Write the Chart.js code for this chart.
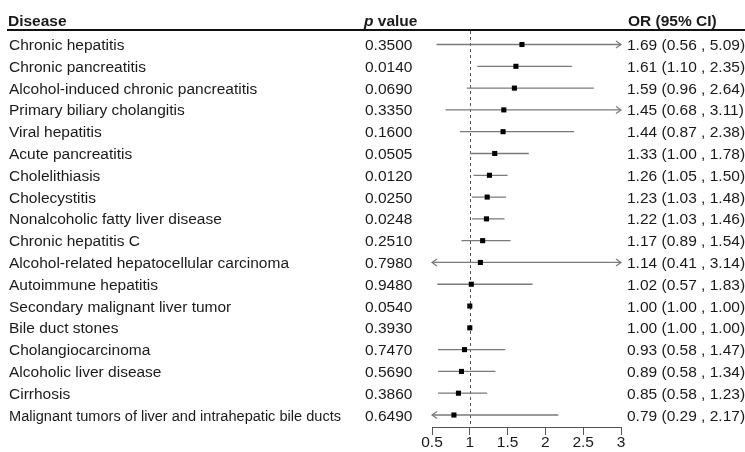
<!DOCTYPE html>
<html>
<head>
<meta charset="utf-8">
<script src="https://cdn.jsdelivr.net/npm/chart.js@4.4.1/dist/chart.umd.min.js"></script>
<style>
  html, body { margin: 0; padding: 0; background: #fff; }
</style>
</head>
<body>
<canvas id="forest" width="745" height="452"></canvas>
<script>
const diseases = [
  'Chronic hepatitis', 'Chronic pancreatitis', 'Alcohol-induced chronic pancreatitis',
  'Primary biliary cholangitis', 'Viral hepatitis', 'Acute pancreatitis', 'Cholelithiasis',
  'Cholecystitis', 'Nonalcoholic fatty liver disease', 'Chronic hepatitis C',
  'Alcohol-related hepatocellular carcinoma', 'Autoimmune hepatitis',
  'Secondary malignant liver tumor', 'Bile duct stones', 'Cholangiocarcinoma',
  'Alcoholic liver disease', 'Cirrhosis', 'Malignant tumors of liver and intrahepatic bile ducts'
];
const pValues = ['0.3500','0.0140','0.0690','0.3350','0.1600','0.0505','0.0120','0.0250','0.0248',
                 '0.2510','0.7980','0.9480','0.0540','0.3930','0.7470','0.5690','0.3860','0.6490'];
const oddsRatio = [1.69,1.61,1.59,1.45,1.44,1.33,1.26,1.23,1.22,1.17,1.14,1.02,1.00,1.00,0.93,0.89,0.85,0.79];
const ciLow  = [0.56,1.10,0.96,0.68,0.87,1.00,1.05,1.03,1.03,0.89,0.41,0.57,1.00,1.00,0.58,0.58,0.58,0.29];
const ciHigh = [5.09,2.35,2.64,3.11,2.38,1.78,1.50,1.48,1.46,1.54,3.14,1.83,1.00,1.00,1.47,1.34,1.23,2.17];
const xTicks = [0.5, 1, 1.5, 2, 2.5, 3];

const family = '"Liberation Sans", Arial, sans-serif';
const ink = '#1a1a1a';
const whisker = '#7a7a7a';

const ciSegments = [];
diseases.forEach((d, i) => {
  ciSegments.push({ x: ciLow[i], y: i }, { x: ciHigh[i], y: i }, { x: null, y: null });
});
const estimates = oddsRatio.map((v, i) => ({ x: v, y: i }));

const fmt = v => v.toFixed(2);

const tablePlugin = {
  id: 'table',
  beforeDatasetsDraw(chart) {
    const { ctx, chartArea: a, scales: { x } } = chart;
    const px = Math.round(x.getPixelForValue(1)) + 0.5;
    ctx.save();
    ctx.strokeStyle = '#555';
    ctx.lineWidth = 1;
    ctx.setLineDash([3, 3]);
    ctx.beginPath();
    ctx.moveTo(px, a.top);
    ctx.lineTo(px, a.bottom);
    ctx.stroke();
    ctx.restore();
  },
  afterDatasetsDraw(chart) {
    // arrow heads where the CI runs past the axis
    const { ctx, scales: { x, y } } = chart;
    const lo = x.getPixelForValue(x.min), hi = x.getPixelForValue(x.max);
    ctx.save();
    ctx.strokeStyle = whisker;
    ctx.lineWidth = 1.2;
    diseases.forEach((d, i) => {
      const py = y.getPixelForValue(i);
      if (ciHigh[i] > x.max) {
        ctx.beginPath();
        ctx.moveTo(hi - 5, py - 3.5); ctx.lineTo(hi, py); ctx.lineTo(hi - 5, py + 3.5);
        ctx.stroke();
      }
      if (ciLow[i] < x.min) {
        ctx.beginPath();
        ctx.moveTo(lo + 5, py - 3.5); ctx.lineTo(lo, py); ctx.lineTo(lo + 5, py + 3.5);
        ctx.stroke();
      }
    });
    ctx.restore();
  },
  afterDraw(chart) {
    const { ctx, chartArea: a, scales: { y } } = chart;
    ctx.save();
    ctx.fillStyle = ink;
    ctx.textBaseline = 'alphabetic';

    // header
    ctx.font = 'bold 15.5px ' + family;
    ctx.fillText('Disease', 8, 25.5);
    ctx.fillText('OR (95% CI)', 628, 25.5);
    ctx.font = 'italic bold 15.5px ' + family;
    ctx.fillText('p', 364, 25.5);
    const pw = ctx.measureText('p ').width;
    ctx.font = 'bold 15.5px ' + family;
    ctx.fillText('value', 364 + pw, 25.5);

    ctx.fillStyle = '#111';
    ctx.fillRect(7, a.top - 2, 745 - 7, 2);

    // rows
    ctx.fillStyle = ink;
    ctx.font = '15.5px ' + family;
    diseases.forEach((d, i) => {
      const py = y.getPixelForValue(i) + 5.5;
      ctx.fillText(d, 9, py, 332);
      ctx.fillText(pValues[i], 365, py);
      ctx.fillText(`${fmt(oddsRatio[i])} (${fmt(ciLow[i])} , ${fmt(ciHigh[i])})`, 627, py);
    });
    ctx.restore();
  }
};

new Chart(document.getElementById('forest'), {
  type: 'scatter',
  data: {
    datasets: [
      {
        label: 'OR',
        data: estimates,
        order: 0,
        pointStyle: 'rect',
        pointRadius: 3.6,
        borderWidth: 0,
        backgroundColor: '#000'
      },
      {
        label: '95% CI',
        data: ciSegments,
        order: 1,
        showLine: true,
        spanGaps: false,
        pointRadius: 0,
        borderColor: whisker,
        borderWidth: 1.3,
        clip: 0
      }
    ]
  },
  options: {
    responsive: false,
    animation: false,
    devicePixelRatio: 1,
    layout: { padding: { left: 432, right: 124, top: 31, bottom: 0 } },
    plugins: { legend: { display: false }, tooltip: { enabled: false } },
    scales: {
      x: {
        type: 'linear',
        min: xTicks[0],
        max: xTicks[xTicks.length - 1],
        afterBuildTicks: s => { s.ticks = xTicks.map(v => ({ value: v })); },
        afterFit: s => { s.height = 25; },
        grid: { drawOnChartArea: false, drawTicks: true, tickLength: 8, color: '#555' },
        border: { color: '#555', width: 1 },
        ticks: {
          color: ink,
          font: { family, size: 15.5, lineHeight: 1 },
          padding: 0,
          maxRotation: 0,
          callback: v => String(v)
        }
      },
      y: {
        type: 'linear',
        reverse: true,
        min: -0.62,
        max: 17.55,
        display: false
      }
    }
  },
  plugins: [tablePlugin]
});
</script>
</body>
</html>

» **PROBLEM**: Write the lines above out again exactly, without any of their pictures.

» **COMPLETED TASK**:
Write the Chart.js code for this chart.
<!DOCTYPE html>
<html>
<head>
<meta charset="utf-8">
<script src="https://cdn.jsdelivr.net/npm/chart.js@4.4.1/dist/chart.umd.min.js"></script>
<style>
  html, body { margin: 0; padding: 0; background: #fff; }
</style>
</head>
<body>
<canvas id="forest" width="745" height="452"></canvas>
<script>
const diseases = [
  'Chronic hepatitis', 'Chronic pancreatitis', 'Alcohol-induced chronic pancreatitis',
  'Primary biliary cholangitis', 'Viral hepatitis', 'Acute pancreatitis', 'Cholelithiasis',
  'Cholecystitis', 'Nonalcoholic fatty liver disease', 'Chronic hepatitis C',
  'Alcohol-related hepatocellular carcinoma', 'Autoimmune hepatitis',
  'Secondary malignant liver tumor', 'Bile duct stones', 'Cholangiocarcinoma',
  'Alcoholic liver disease', 'Cirrhosis', 'Malignant tumors of liver and intrahepatic bile ducts'
];
const pValues = ['0.3500','0.0140','0.0690','0.3350','0.1600','0.0505','0.0120','0.0250','0.0248',
                 '0.2510','0.7980','0.9480','0.0540','0.3930','0.7470','0.5690','0.3860','0.6490'];
const oddsRatio = [1.69,1.61,1.59,1.45,1.44,1.33,1.26,1.23,1.22,1.17,1.14,1.02,1.00,1.00,0.93,0.89,0.85,0.79];
const ciLow  = [0.56,1.10,0.96,0.68,0.87,1.00,1.05,1.03,1.03,0.89,0.41,0.57,1.00,1.00,0.58,0.58,0.58,0.29];
const ciHigh = [5.09,2.35,2.64,3.11,2.38,1.78,1.50,1.48,1.46,1.54,3.14,1.83,1.00,1.00,1.47,1.34,1.23,2.17];
const xTicks = [0.5, 1, 1.5, 2, 2.5, 3];

const family = '"Liberation Sans", Arial, sans-serif';
const ink = '#1a1a1a';
const whisker = '#7a7a7a';

const ciSegments = [];
diseases.forEach((d, i) => {
  ciSegments.push({ x: ciLow[i], y: i }, { x: ciHigh[i], y: i }, { x: null, y: null });
});
const estimates = oddsRatio.map((v, i) => ({ x: v, y: i }));

const fmt = v => v.toFixed(2);

const tablePlugin = {
  id: 'table',
  beforeDatasetsDraw(chart) {
    const { ctx, chartArea: a, scales: { x } } = chart;
    const px = Math.round(x.getPixelForValue(1)) + 0.5;
    ctx.save();
    ctx.strokeStyle = '#555';
    ctx.lineWidth = 1;
    ctx.setLineDash([3, 3]);
    ctx.beginPath();
    ctx.moveTo(px, a.top);
    ctx.lineTo(px, a.bottom);
    ctx.stroke();
    ctx.restore();
  },
  afterDatasetsDraw(chart) {
    // arrow heads where the CI runs past the axis
    const { ctx, scales: { x, y } } = chart;
    const lo = x.getPixelForValue(x.min), hi = x.getPixelForValue(x.max);
    ctx.save();
    ctx.strokeStyle = whisker;
    ctx.lineWidth = 1.2;
    diseases.forEach((d, i) => {
      const py = y.getPixelForValue(i);
      if (ciHigh[i] > x.max) {
        ctx.beginPath();
        ctx.moveTo(hi - 5, py - 3.5); ctx.lineTo(hi, py); ctx.lineTo(hi - 5, py + 3.5);
        ctx.stroke();
      }
      if (ciLow[i] < x.min) {
        ctx.beginPath();
        ctx.moveTo(lo + 5, py - 3.5); ctx.lineTo(lo, py); ctx.lineTo(lo + 5, py + 3.5);
        ctx.stroke();
      }
    });
    ctx.restore();
  },
  afterDraw(chart) {
    const { ctx, chartArea: a, scales: { y } } = chart;
    ctx.save();
    ctx.fillStyle = ink;
    ctx.textBaseline = 'alphabetic';

    // header
    ctx.font = 'bold 15.5px ' + family;
    ctx.fillText('Disease', 8, 25.5);
    ctx.fillText('OR (95% CI)', 628, 25.5);
    ctx.font = 'italic bold 15.5px ' + family;
    ctx.fillText('p', 364, 25.5);
    const pw = ctx.measureText('p ').width;
    ctx.font = 'bold 15.5px ' + family;
    ctx.fillText('value', 364 + pw, 25.5);

    ctx.fillStyle = '#111';
    ctx.fillRect(7, a.top - 2, 745 - 7, 2);

    // rows
    ctx.fillStyle = ink;
    ctx.font = '15.5px ' + family;
    diseases.forEach((d, i) => {
      const py = y.getPixelForValue(i) + 5.5;
      ctx.fillText(d, 9, py, 332);
      ctx.fillText(pValues[i], 365, py);
      ctx.fillText(`${fmt(oddsRatio[i])} (${fmt(ciLow[i])} , ${fmt(ciHigh[i])})`, 627, py);
    });
    ctx.restore();
  }
};

new Chart(document.getElementById('forest'), {
  type: 'scatter',
  data: {
    datasets: [
      {
        label: 'OR',
        data: estimates,
        order: 0,
        pointStyle: 'rect',
        pointRadius: 3.6,
        borderWidth: 0,
        backgroundColor: '#000'
      },
      {
        label: '95% CI',
        data: ciSegments,
        order: 1,
        showLine: true,
        spanGaps: false,
        pointRadius: 0,
        borderColor: whisker,
        borderWidth: 1.3,
        clip: 0
      }
    ]
  },
  options: {
    responsive: false,
    animation: false,
    devicePixelRatio: 1,
    layout: { padding: { left: 432, right: 124, top: 31, bottom: 0 } },
    plugins: { legend: { display: false }, tooltip: { enabled: false } },
    scales: {
      x: {
        type: 'linear',
        min: xTicks[0],
        max: xTicks[xTicks.length - 1],
        afterBuildTicks: s => { s.ticks = xTicks.map(v => ({ value: v })); },
        afterFit: s => { s.height = 25; },
        grid: { drawOnChartArea: false, drawTicks: true, tickLength: 8, color: '#555' },
        border: { color: '#555', width: 1 },
        ticks: {
          color: ink,
          font: { family, size: 15.5, lineHeight: 1 },
          padding: 0,
          maxRotation: 0,
          callback: v => String(v)
        }
      },
      y: {
        type: 'linear',
        reverse: true,
        min: -0.62,
        max: 17.55,
        display: false
      }
    }
  },
  plugins: [tablePlugin]
});
</script>
</body>
</html>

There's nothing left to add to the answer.